Phony Bills Passed in New Lenox; Tips for Identifying Authentic Cash
Watching your money closely doesn't mean to tighten your belt.
So far in September, New Lenox police have been called twice by businesses that unwittingly took in counterfeit bills. On Sept. 8 employees at the Barber's Chair on Route 30 near Vine Street took in a $10 counterfeit bill, and Walmart lost $100 to a phony money scam on Sept. 1.
Deputy Chief Robert Pawlisz said counterfeit bill passing is a sporadic problem in New Lenox, and the amount of loss varies. Most retail stores have detector pens at the cash register, and the clerks are trained to carefully eye ball $100 and $50 bills. The problem is that counterfeits more often than not come in the form of $10 and $20 bills, he said.
The counterfeiters know how to take advantage of a situation. They wait for a busy evening or Saturday to pay for a few innocuous purchases. Their order might be something like a bag of cough drops, a package of T-shirts and a gallon of milk. This isn't going to arouse suspicion, he said.
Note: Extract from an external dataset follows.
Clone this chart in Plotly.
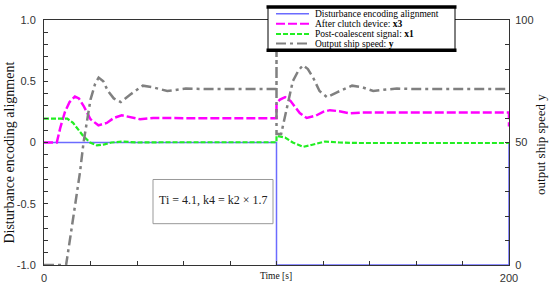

Patty Burgin, bank teller manager at LincolnWay Community Bank, said counterfeit bills are frequently passed during the holiday season. That's when the clerks are the busiest. The store's goal is customer service, and that means speedy check out, she said.
The criminal element that lurks within communities is well aware of those kinds of circumstances, and a counterfeiter is going to take advantage of it. She advises people to be alert when accepting currency from gas stations and fast-paced stores around the holidays. Those are the places that counterfeiters are apt to unload phony bills.
"The counterfeit bills are more often than not going to be a $20 bill," according to Burgin.
Pawlisz added that busy clerks won't generally take time scan a small denomination with a detector pen or hold it up to the light to inspect for identifiable characteristics.
Nevertheless, there are a few characteristics of a counterfeit bill that are fairly simple to notice. "For the most part it depends how in-depth (the counterfeiter) gets." Frequently a bill is scanned and then reproduced on a high quality printer. Still that won't hold water with detector pens—they pick out the fake—and the weight of the paper is tough to match, even with a high-grade stock.
A sophisticated counterfeiter will wash and bleach a $1 bill and then print over it with another denomination. A detector "pen reads it as real," according to Pawlisz.
In the banking industry, this process is known as "raised bills," said Burgin. If the money is deposited by the business, then bank scans will discover the fake.
Another hint in spotting counterfeit bills is the way they feel, added Burgin, a 25-year-veteran of the banking industry. "The bills might have a waxy feel" to them, and they don't just don't weigh the same.
In the past, the bank has held workshops in the art of detecting counterfeit bills for local businesses. However, none are currently planned.
A poster hanging in the New Lenox Police Department is used as an educational tool for officers and the public on the chief features that mark authentic U.S. currency.
- Paper: Currency paper consists of 25 percent linen and 75 percent cotton and small randomly disbursed red and blue fibers are embedded throughout the paper.
- Portrait: Federal Reserve Notes (FRNs) are varied depending on the year they were produced. Pay attention to the portrait—it's always slightly off-center.
- Watermark: a faint watermark of an image similar to the portrait is visible from either side of the bill when it's held up to a light source.
- Color-shifting ink: the lower right-hand corner of $5 bills shifts from green to black or from a copper color to green.
- Security thread: a genuine bill will have a clear polyester thread embedded vertically in the paper. The thread is inscribed with the denomination of the FRN; the thread is visible when held up to the light.